Ступили мы на территорию, пошли по дорожке. Бугрится перед нами все ближе серое, шишковатое, на нарост похожее, только больше любого известного дерева. У стен фургончик с надписью: «Несушка. Замороженные окорочка». «Ничего не напоминает?» – тихо Маша спрашивает, а сама в мой локоть вцепились и дрожит как осиновый лист, зуб на зуб не попадает. «Напоминает». – «Напоминает ему… Ты всегда так говоришь».
Вход еле нашли – простая дыра в пещеру. Внутри затхло, как у того же Женьки в погребе, и тоже картошкой тянет. Шарим на ощупь – коридор под уклон, потом еще один, ступени вниз. Маша на телефоне фонарик зажгла. Бетонные наплывы ожили, тенями заиграли. Что дальше? То в одну стену тыкнемся, то в другую. «Ничего, найдем», – Машу успокаиваю, а у самого мысли-скакуны – как бы потолок не обвалился, воздух не кончился, не запутаться бы в таком лабиринте насмерть, зарядки бы хватило. А вдали из глубины сарая сквозняк гудит, жуть наводит.
Наконец в стене коридора обнаруживаем низкий лаз в боковую келью. Заходим. Вроде пространство жилое. Фонарик выхватывает железную лежанку. Под ней горшок. На стене плакат с японским ниндзей на мотоцикле. Столик с детскими рисунками – чудища сплошные. По полу раскиданы игрушки, как Митька любил, – гоночные машины, мотоциклы, солдаты всякие. Рядом с кроватью тумбочка и книга – «Кодекс Бусидо».
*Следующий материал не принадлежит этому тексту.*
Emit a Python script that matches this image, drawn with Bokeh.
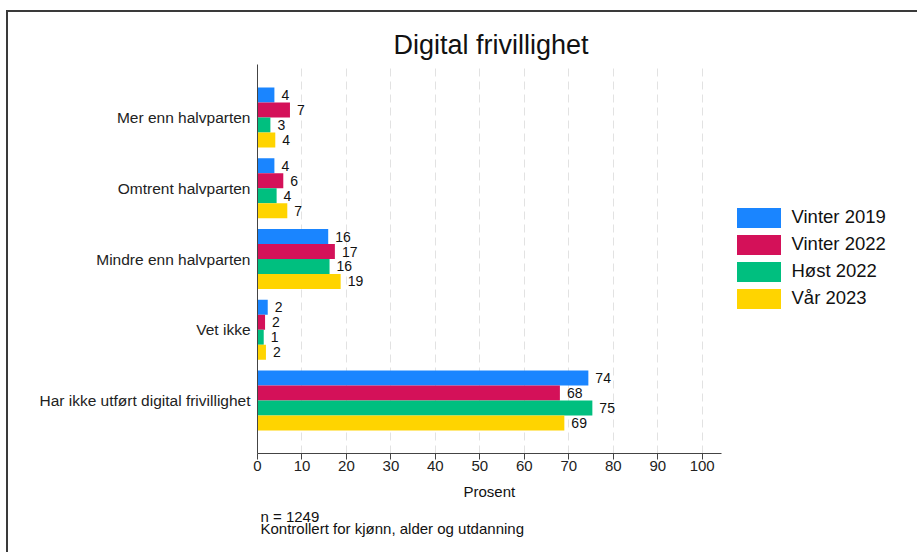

«Сын, что ли?» – предполагаю. «Или любовник… Тот, который в тебя стрелял». – «Так он пидарок, получается, Гаврюша наш? Очень даже прекрасно. А почему же вещи детские? Или мы с педофилом дело имеем?!» – «Еще версии, Миша?» – «Умственно отсталый?» – «Кто его знает». Тут в голове у меня и связалось. «Слушай, Машка! А не мог Гавриил в Архангельске с моим приятелем Спиридоновым встречаться?» – «Мог, конечно». – «Ну, тогда, ясно». Человеком средней паршивости, гнилым изнутри Гавриил ведь был! Прав друг детства. И не средней, а высшей паршивости, первосортная скотина, раз гомосексуалист, любовника умственно отсталого завел, да еще и на преступление его толкал. Ладно. Будем разбираться.
Прошли комнату японскую насквозь. За ней тренажеры поблескивают. Дальше бассейн, в который я чуть было не свалился. Потом молельная со статуей золотого сидящего мужчины, перед ней кресло вальяжное. На стене картина – оранжевое пятно и колесо от телеги. «Это Будда», – пояснила Мария, чтоб я надолго не задерживался. «Знаю такого». Мы его много раз с Петровым обсуждали. Дальше гримерная. Висят костюмы на вешалках, парики, ленты с перьями. А между одеждой – картины с видами закатов. И тут же мольберт и голова скульптуры. Каждая комната в другую переходит, по типу коридора. После гримерной на склад вышли. В пятне фонаря мебель топорщится. Секретер, как у нас в Архангельске, только без посуды. Чучело верблюда – ни к селу, ни к городу. Точно, как из Ветеринарной академии. «Да, – Маша кивает. – Это оно и есть. Точнее, копия».